## start

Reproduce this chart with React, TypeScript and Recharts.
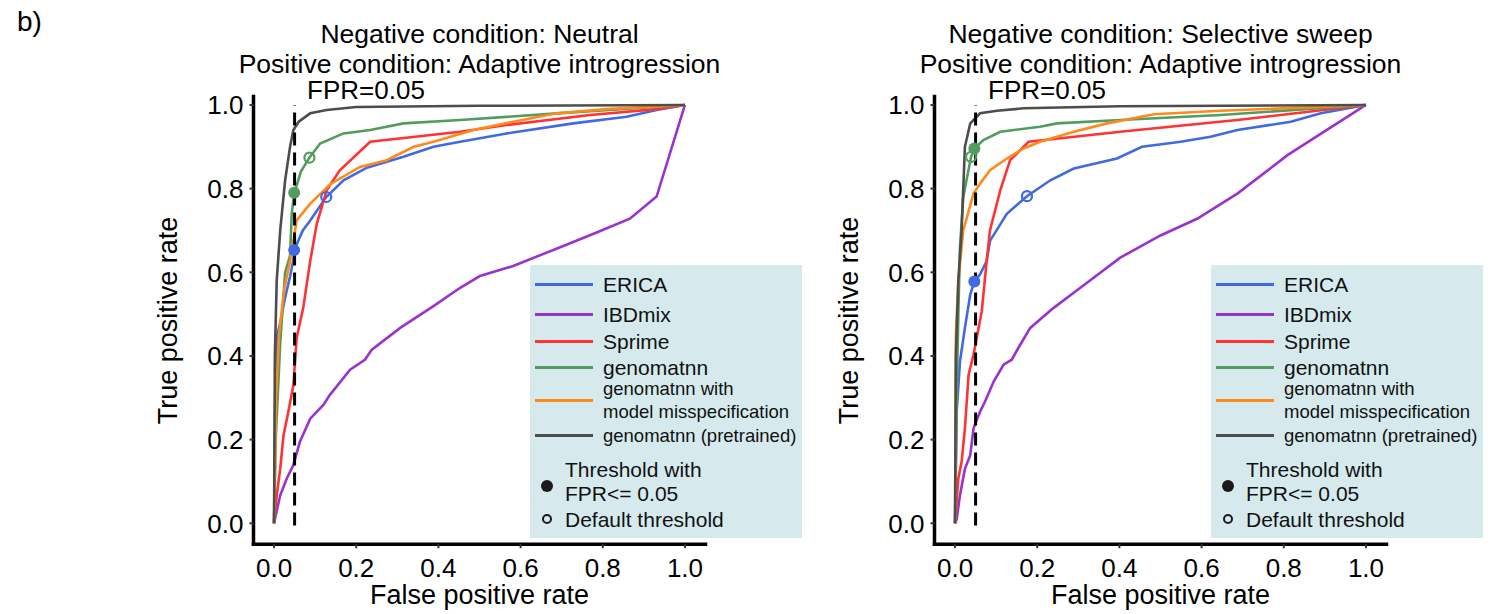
import { Line, LineChart, ReferenceDot, ReferenceLine, XAxis, YAxis } from "recharts";

const FONT = '"Liberation Sans", Arial, Helvetica, sans-serif';

// [fpr, tpr] pairs
const neutralErica = [
  [0, 0], [0.003, 0.3], [0.008, 0.45], [0.015, 0.48], [0.027, 0.54], [0.039, 0.59],
  [0.047, 0.63], [0.049, 0.653], [0.07, 0.7], [0.088, 0.724], [0.127, 0.78], [0.169, 0.82],
  [0.226, 0.85], [0.315, 0.876], [0.388, 0.9], [0.453, 0.912], [0.566, 0.932], [0.728, 0.956],
  [0.858, 0.972], [0.931, 0.988], [1, 1],
];
const neutralIbdmix = [
  [0, 0], [0.015, 0.067], [0.031, 0.107], [0.047, 0.139], [0.063, 0.195], [0.088, 0.25],
  [0.12, 0.283], [0.136, 0.307], [0.185, 0.367], [0.221, 0.391], [0.238, 0.415], [0.307, 0.467],
  [0.388, 0.519], [0.453, 0.563], [0.501, 0.591], [0.582, 0.615], [0.704, 0.663], [0.785, 0.695],
  [0.866, 0.728], [0.931, 0.781], [1, 1],
];
const neutralSprime = [
  [0, 0], [0.0065, 0.067], [0.015, 0.13], [0.023, 0.21], [0.035, 0.267], [0.047, 0.33],
  [0.055, 0.443], [0.071, 0.515], [0.088, 0.627], [0.104, 0.716], [0.128, 0.796], [0.16, 0.844],
  [0.234, 0.912], [0.453, 0.936], [0.566, 0.952], [0.769, 0.976], [0.931, 0.99], [1, 1],
];
const neutralGenomatnn = [
  [0, 0], [0.004, 0.2], [0.015, 0.43], [0.027, 0.6], [0.039, 0.64], [0.043, 0.74], [0.049, 0.79],
  [0.056, 0.81], [0.065, 0.84], [0.086, 0.874], [0.112, 0.908], [0.169, 0.932], [0.234, 0.94],
  [0.315, 0.956], [0.453, 0.964], [0.688, 0.98], [1, 1],
];
const neutralMisspec = [
  [0, 0], [0.005, 0.3], [0.012, 0.45], [0.025, 0.56], [0.039, 0.627], [0.055, 0.724],
  [0.088, 0.764], [0.136, 0.81], [0.209, 0.852], [0.274, 0.868], [0.34, 0.9], [0.388, 0.912],
  [0.485, 0.94], [0.582, 0.96], [0.688, 0.98], [0.81, 0.99], [1, 1],
];
const neutralPretrained = [
  [0, 0], [0.002, 0.4], [0.0065, 0.58], [0.015, 0.7], [0.027, 0.82], [0.039, 0.9], [0.047, 0.94],
  [0.06, 0.96], [0.088, 0.98], [0.128, 0.988], [0.2, 0.995], [0.5, 0.998], [1, 1],
];

const sweepErica = [
  [0, 0], [0.004, 0.267], [0.012, 0.387], [0.024, 0.467], [0.037, 0.547], [0.047, 0.578],
  [0.061, 0.595], [0.077, 0.627], [0.085, 0.675], [0.126, 0.74], [0.175, 0.782], [0.232, 0.82],
  [0.289, 0.848], [0.394, 0.872], [0.455, 0.9], [0.549, 0.912], [0.622, 0.924], [0.687, 0.94],
  [0.817, 0.96], [0.89, 0.98], [1, 1],
];
const sweepIbdmix = [
  [0, 0], [0.004, 0.01], [0.012, 0.067], [0.024, 0.13], [0.037, 0.163], [0.045, 0.227],
  [0.061, 0.267], [0.073, 0.291], [0.094, 0.339], [0.118, 0.379], [0.138, 0.391], [0.154, 0.419],
  [0.183, 0.467], [0.24, 0.515], [0.305, 0.563], [0.402, 0.635], [0.5, 0.688], [0.589, 0.728],
  [0.687, 0.788], [0.809, 0.88], [1, 1],
];
const sweepSprime = [
  [0, 0], [0.008, 0.107], [0.016, 0.147], [0.024, 0.227], [0.033, 0.355], [0.045, 0.403],
  [0.065, 0.507], [0.077, 0.627], [0.085, 0.7], [0.11, 0.796], [0.134, 0.868], [0.179, 0.912],
  [0.402, 0.936], [0.687, 0.964], [1, 1],
];
const sweepGenomatnn = [
  [0, 0], [0.004, 0.3], [0.008, 0.5], [0.012, 0.66], [0.02, 0.78], [0.039, 0.876], [0.047, 0.896],
  [0.069, 0.916], [0.11, 0.936], [0.207, 0.948], [0.248, 0.956], [0.402, 0.964], [0.646, 0.976],
  [1, 1],
];
const sweepMisspec = [
  [0, 0], [0.002, 0.45], [0.008, 0.58], [0.02, 0.7], [0.045, 0.788], [0.061, 0.812],
  [0.085, 0.844], [0.126, 0.872], [0.167, 0.896], [0.207, 0.912], [0.289, 0.936], [0.37, 0.956],
  [0.484, 0.978], [0.646, 0.986], [1, 1],
];
const sweepPretrained = [
  [0, 0], [0.002, 0.4], [0.008, 0.58], [0.016, 0.7], [0.024, 0.9], [0.037, 0.956], [0.061, 0.98],
  [0.102, 0.986], [0.167, 0.992], [0.4, 0.997], [1, 1],
];

// threshold points: [methodIndex, fpr, tpr]
const neutralFprCut = [[3, 0.049, 0.79], [0, 0.049, 0.653]];
const neutralDefault = [[3, 0.086, 0.874], [0, 0.127, 0.78]];
const sweepFprCut = [[3, 0.047, 0.896], [0, 0.047, 0.578]];
const sweepDefault = [[3, 0.039, 0.876], [0, 0.175, 0.782]];

const METHOD_LABELS = [
  "ERICA",
  "IBDmix",
  "Sprime",
  "genomatnn",
  "genomatnn with\nmodel misspecification",
  "genomatnn (pretrained)",
];
const METHOD_COLORS = ["#4169e1", "#9a32cd", "#ff3333", "#519c5e", "#ff8a1c", "#4d4d4d"];
const TICKS = [0, 0.2, 0.4, 0.6, 0.8, 1];

const toPts = (pairs: number[][]) => pairs.map(([fpr, tpr]) => ({ fpr, tpr }));

type PanelProps = {
  left: number;
  title: string[];
  curves: number[][][];
  fprCut: number[][];
  defaults: number[][];
};

function Legend() {
  const rows = [19, 49, 76, 102, 135, 170];
  return (
    <div
      style={{
        position: "absolute",
        left: 530,
        top: 265,
        width: 272,
        height: 273,
        background: "#d6eaed",
        fontFamily: FONT,
        color: "#111",
      }}
    >
      {METHOD_LABELS.map((label, i) => {
        const two = label.includes("\n");
        return (
          <div
            key={label}
            style={{
              position: "absolute",
              left: 5,
              top: rows[i] - 20,
              height: 40,
              display: "flex",
              alignItems: "center",
            }}
          >
            <span
              style={{
                display: "inline-block",
                width: 58,
                height: 3,
                background: METHOD_COLORS[i],
                marginRight: 10,
              }}
            />
            <span
              style={{
                fontSize: two || i === 5 ? 18.5 : 21,
                lineHeight: two ? "23px" : "21px",
                whiteSpace: "pre",
              }}
            >
              {label}
            </span>
          </div>
        );
      })}
      <div style={{ position: "absolute", left: 11, top: 215, width: 12, height: 12, borderRadius: 6, background: "#1a1a1a" }} />
      <div style={{ position: "absolute", left: 35, top: 193, fontSize: 21, lineHeight: "24px" }}>
        Threshold with
        <br />
        FPR{"<="} 0.05
      </div>
      <div
        style={{
          position: "absolute",
          left: 12,
          top: 249,
          width: 6,
          height: 6,
          borderRadius: 6,
          border: "2.5px solid #1a1a1a",
        }}
      />
      <div style={{ position: "absolute", left: 35, top: 243, fontSize: 21, lineHeight: "24px" }}>
        Default threshold
      </div>
    </div>
  );
}

function Panel({ left, title, curves, fprCut, defaults }: PanelProps) {
  const tickStyle = { fill: "#000", fontSize: 26, fontFamily: FONT };
  return (
    <div style={{ position: "absolute", left, top: 0, width: 810, height: 614 }}>
      {title.map((t, i) => (
        <div
          key={t}
          style={{
            position: "absolute",
            left: 0,
            width: 959,
            top: 24.2 + i * 30,
            textAlign: "center",
            fontSize: 26.5,
            lineHeight: "20px",
            fontFamily: FONT,
            whiteSpace: "nowrap",
          }}
        >
          {t}
        </div>
      ))}
      <div
        style={{
          position: "absolute",
          left: 266,
          width: 200,
          top: 81,
          textAlign: "center",
          fontSize: 26,
          lineHeight: "18px",
          fontFamily: FONT,
        }}
      >
        FPR=0.05
      </div>
      <LineChart
        width={749}
        height={614}
        margin={{ top: 96.6, right: 43.5, left: 0, bottom: 29.8 }}
        style={{ position: "absolute", left: 0, top: 0 }}
      >
        <XAxis
          type="number"
          dataKey="fpr"
          domain={[-0.05, 1.05]}
          allowDataOverflow
          ticks={TICKS}
          tickFormatter={(v) => Number(v).toFixed(1)}
          tick={tickStyle}
          axisLine={{ stroke: "#000", strokeWidth: 3.5, strokeLinecap: "square" }}
          tickLine={{ stroke: "#333", strokeWidth: 2 }}
          tickSize={4}
          tickMargin={10}
          height={40}
        />
        <YAxis
          type="number"
          dataKey="tpr"
          domain={[-0.05, 1.02]}
          allowDataOverflow
          ticks={TICKS}
          tickFormatter={(v) => Number(v).toFixed(1)}
          tick={tickStyle}
          axisLine={{ stroke: "#000", strokeWidth: 3.5, strokeLinecap: "square" }}
          tickLine={{ stroke: "#333", strokeWidth: 2 }}
          tickSize={4}
          tickMargin={6}
          width={253.5}
        />
        {curves.map((c, i) => (
          <Line
            key={METHOD_LABELS[i]}
            data={toPts(c)}
            dataKey="tpr"
            type="linear"
            stroke={METHOD_COLORS[i]}
            strokeWidth={2.6}
            dot={false}
            activeDot={false}
            isAnimationActive={false}
          />
        ))}
        <ReferenceLine
          segment={[
            { x: 0.05, y: -0.005 },
            { x: 0.05, y: 1 },
          ]}
          stroke="#000"
          strokeWidth={3}
          strokeDasharray="13 7"
        />
        {fprCut.map(([m, x, y]) => (
          <ReferenceDot
            key={`f${m}`}
            x={x}
            y={y}
            r={6}
            fill={METHOD_COLORS[m]}
            stroke="none"
          />
        ))}
        {defaults.map(([m, x, y]) => (
          <ReferenceDot
            key={`d${m}`}
            x={x}
            y={y}
            r={5}
            fill="none"
            stroke={METHOD_COLORS[m]}
            strokeWidth={2.2}
          />
        ))}
      </LineChart>
      <div
        style={{
          position: "absolute",
          left: 253.5,
          width: 452,
          top: 582,
          textAlign: "center",
          fontSize: 27,
          lineHeight: "27px",
          fontFamily: FONT,
        }}
      >
        False positive rate
      </div>
      <div
        style={{
          position: "absolute",
          left: 168 - 150,
          top: 320 - 13.5,
          width: 300,
          textAlign: "center",
          fontSize: 27,
          lineHeight: "27px",
          fontFamily: FONT,
          transform: "rotate(-90deg)",
          transformOrigin: "150px 13.5px",
        }}
      >
        True positive rate
      </div>
      <Legend />
    </div>
  );
}

export default function App() {
  return (
    <div
      style={{
        position: "absolute",
        left: 0,
        top: 0,
        width: 1498,
        height: 614,
        background: "#fff",
        overflow: "hidden",
        fontFamily: FONT,
      }}
    >
      <div style={{ position: "absolute", left: 17, top: 8, fontSize: 28, lineHeight: "28px" }}>b)</div>
      <Panel
        left={0}
        title={["Negative condition: Neutral", "Positive condition: Adaptive introgression"]}
        curves={[neutralErica, neutralIbdmix, neutralSprime, neutralGenomatnn, neutralMisspec, neutralPretrained]}
        fprCut={neutralFprCut}
        defaults={neutralDefault}
      />
      <Panel
        left={681}
        title={["Negative condition: Selective sweep", "Positive condition: Adaptive introgression"]}
        curves={[sweepErica, sweepIbdmix, sweepSprime, sweepGenomatnn, sweepMisspec, sweepPretrained]}
        fprCut={sweepFprCut}
        defaults={sweepDefault}
      />
    </div>
  );
}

## end

• EXERCISE BRIEF:
Please extract exactly the lines of the data, from the first through the line containing "Arial, Helvetica, sans-serif';", and add no pictures to the copy.

• COMPLETED EXERCISE:
Reproduce this chart with React, TypeScript and Recharts.
import { Line, LineChart, ReferenceDot, ReferenceLine, XAxis, YAxis } from "recharts";

const FONT = '"Liberation Sans", Arial, Helvetica, sans-serif';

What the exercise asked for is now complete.